The problem with Washington is not that the two parties are unwilling to get together and push through compromise legislation. It’s that, when push comes to shove, they are all too willing to push and shove and finagle and compromise until we end up with terrible omnibus legislation absolutely nobody likes. They do this partly because they see all social problems as requiring the “urgent” intervention of the U.S. federal government and partly because, right and left, they all secretly wish they were members of the great, decisive liberal Congresses of the ’60s rather than, say, the deeply divided and highly effective Congresses of the ’80s and ’90s. Relatively little major legislation was enacted during Newt Gingrich’s control of the house, but what little ran the Gingrich-Clinton gamut was (for the most part) broadly effective and widely popular: tax cuts, welfare reform, balanced budgets, a federal marriage definition, the Family Medical Leave Act, Gramm-Leach, and a host of cybersecurity and commerce laws dealing with the emergent Internet.
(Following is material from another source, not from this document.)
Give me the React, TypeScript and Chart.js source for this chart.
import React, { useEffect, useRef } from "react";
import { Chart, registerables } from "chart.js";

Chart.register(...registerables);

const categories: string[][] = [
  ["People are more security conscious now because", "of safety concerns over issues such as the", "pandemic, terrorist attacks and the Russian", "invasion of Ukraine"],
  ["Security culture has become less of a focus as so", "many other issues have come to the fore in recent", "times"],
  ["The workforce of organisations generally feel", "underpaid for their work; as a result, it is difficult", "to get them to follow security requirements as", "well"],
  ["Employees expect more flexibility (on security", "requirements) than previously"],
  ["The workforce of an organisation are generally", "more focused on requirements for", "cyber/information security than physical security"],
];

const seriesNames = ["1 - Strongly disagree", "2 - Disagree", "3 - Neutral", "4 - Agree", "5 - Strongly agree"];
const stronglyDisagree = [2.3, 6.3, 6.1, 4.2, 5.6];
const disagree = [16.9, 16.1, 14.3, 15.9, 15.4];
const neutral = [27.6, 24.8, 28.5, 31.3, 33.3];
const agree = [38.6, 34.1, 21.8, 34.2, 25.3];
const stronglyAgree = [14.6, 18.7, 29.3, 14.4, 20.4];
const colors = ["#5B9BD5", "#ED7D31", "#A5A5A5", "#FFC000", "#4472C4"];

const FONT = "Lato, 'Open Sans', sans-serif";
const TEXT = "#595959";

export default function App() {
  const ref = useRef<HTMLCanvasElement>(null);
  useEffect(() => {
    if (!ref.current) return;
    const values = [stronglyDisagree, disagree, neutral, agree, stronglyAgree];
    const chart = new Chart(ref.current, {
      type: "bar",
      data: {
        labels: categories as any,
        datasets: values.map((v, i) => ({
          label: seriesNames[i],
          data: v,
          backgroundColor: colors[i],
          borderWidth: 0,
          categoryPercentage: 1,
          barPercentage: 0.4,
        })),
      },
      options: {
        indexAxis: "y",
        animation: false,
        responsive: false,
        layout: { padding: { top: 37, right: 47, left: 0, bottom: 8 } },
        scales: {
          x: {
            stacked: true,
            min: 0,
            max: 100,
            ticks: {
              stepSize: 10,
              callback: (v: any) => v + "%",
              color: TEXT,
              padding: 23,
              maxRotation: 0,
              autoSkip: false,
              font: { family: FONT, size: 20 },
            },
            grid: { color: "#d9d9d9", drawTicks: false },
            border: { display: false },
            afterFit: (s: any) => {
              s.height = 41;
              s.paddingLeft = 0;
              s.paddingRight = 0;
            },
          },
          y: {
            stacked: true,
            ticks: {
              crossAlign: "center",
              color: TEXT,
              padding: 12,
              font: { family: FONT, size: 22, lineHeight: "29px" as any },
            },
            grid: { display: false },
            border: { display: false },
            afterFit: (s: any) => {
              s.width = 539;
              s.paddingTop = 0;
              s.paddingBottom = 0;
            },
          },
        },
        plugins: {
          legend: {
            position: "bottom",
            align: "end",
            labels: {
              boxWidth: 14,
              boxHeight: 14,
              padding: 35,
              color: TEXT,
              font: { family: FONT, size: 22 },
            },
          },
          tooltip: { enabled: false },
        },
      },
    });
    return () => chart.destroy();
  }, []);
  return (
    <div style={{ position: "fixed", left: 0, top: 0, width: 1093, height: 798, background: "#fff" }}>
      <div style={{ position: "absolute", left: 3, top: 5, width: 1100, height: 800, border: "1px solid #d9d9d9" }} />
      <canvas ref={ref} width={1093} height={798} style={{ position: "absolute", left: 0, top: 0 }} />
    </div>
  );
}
It took years of work to get (for example) welfare reform into a package that the whole nation embraced (liberals albeit grudgingly), but the effort has paid substantial dividends, has it not?
Contrast with the Affordable Care Act, which barely survived passage, despite historically overwhelming Democratic control of Washington and a filibuster-proof Senate majority. It started out unpopular and has only lost ground since. It has now mired the nation in a confusion of regulations, the Department of Health and Human Service’s war against the liberties of Catholics, and now faces summary execution before the Supreme Court because it isn’t constitutional. Obamacare is the grossest example of a series of legislative dysfunctions, all of which came about because legislators’ desire to put a “major legislation” chit in their scrapbooks outweighed both their heartfelt ideological hatred of compromise and their Hamiltonian caution about relying too heavily on one’s own faction. If either of those senses had been functioning properly in our legislators, they couldn’t have passed Medicare Part D — and we would be better off for it.
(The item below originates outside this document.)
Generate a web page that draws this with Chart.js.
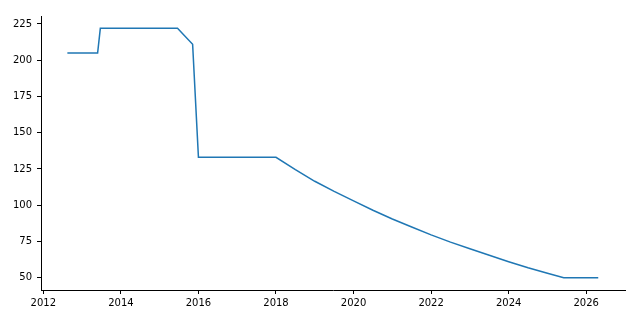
<!DOCTYPE html>
<html>
<head>
<meta charset="utf-8">
<script src="https://cdn.jsdelivr.net/npm/chart.js@4/dist/chart.umd.min.js"></script>
<style>
html,body{margin:0;padding:0;background:#fff;}
#wrap{width:640px;height:320px;position:relative;}
</style>
</head>
<body>
<div id="wrap"><canvas id="c" width="640" height="320"></canvas></div>
<script>
// Data
const years = [2012.62, 2013.40, 2013.47, 2015.46, 2015.85, 2016.00, 2018.00, 2018.5, 2019.0, 2019.5, 2020.0, 2020.5, 2021.0, 2021.5, 2022.0, 2022.5, 2023.0, 2023.5, 2024.0, 2024.5, 2025.0, 2025.42, 2026.31];
const values = [205, 205, 222, 222, 211, 133, 133, 124.5, 116.5, 109.5, 103, 96.5, 90.5, 85, 79.5, 74.5, 70, 65.5, 61, 56.8, 53, 50, 50];
const xTicks = [2012, 2014, 2016, 2018, 2020, 2022, 2024, 2026];
const yTicks = [50, 75, 100, 125, 150, 175, 200, 225];

const points = years.map((x, i) => ({x: x, y: values[i]}));
const font = {family: 'DejaVu Sans', size: 10};

new Chart(document.getElementById('c'), {
  type: 'line',
  data: {
    datasets: [{
      data: points,
      borderColor: '#1f77b4',
      borderWidth: 1.5,
      pointRadius: 0,
      tension: 0,
      fill: false
    }]
  },
  options: {
    responsive: false,
    animation: false,
    layout: {padding: {top: 16, right: 15, left: 0, bottom: 0}},
    plugins: {legend: {display: false}, tooltip: {enabled: false}},
    scales: {
      x: {
        type: 'linear',
        min: 2011.94,
        max: 2027.0,
        afterBuildTicks: s => { s.ticks = xTicks.map(v => ({value: v})); },
        afterFit: s => { s.height = 30; },
        grid: {drawOnChartArea: false, drawTicks: true, tickLength: 4, tickColor: '#000', tickWidth: 1},
        border: {display: true, color: '#000', width: 1},
        ticks: {color: '#000', font: font, padding: 3, maxRotation: 0, autoSkip: false, callback: v => String(v)}
      },
      y: {
        type: 'linear',
        min: 41.5,
        max: 230.5,
        afterBuildTicks: s => { s.ticks = yTicks.map(v => ({value: v})); },
        afterFit: s => { s.width = 41; },
        grid: {drawOnChartArea: false, drawTicks: true, tickLength: 4, tickColor: '#000', tickWidth: 1},
        border: {display: true, color: '#000', width: 1},
        ticks: {color: '#000', font: font, padding: 5, autoSkip: false, callback: v => String(v)}
      }
    }
  }
});
</script>
</body>
</html>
Imagine if, instead of Obamacare, Congress had passed a bill that did three things:
(1) require insurers to cover dependents to age 26,
(2) provide some funding (properly offset by spending cuts elsewhere) to close the Medicare doughnut hole, and
(3) require states receiving Medicare funds to use some of that money to set up high-risk insurance pools for people who can’t get coverage because of pre-existing conditions. These pools are broadly popular: the Obama administration is using them as a stopgap measure until the (wildly unpopular) insurance mandate kicks in in 2014, and the McCain campaign proposed high-risk pools as his permanent solution to the problem, not a stopgap.
A small, relatively inexpensive bill, built on three very popular ideas, which would have fixed some problems in our health care system without fundamentally transforming it — or making taxpayers pay for abortions! Wouldn’t everyone be happier right now if we’d done that? President Obama might even have a governing majority right now.
Read the whole Levin piece. It’s pretty good.
In the meantime, as long as I’m riling up conventional wisdom, I may as well get started on my piece about why centrists are destroying America.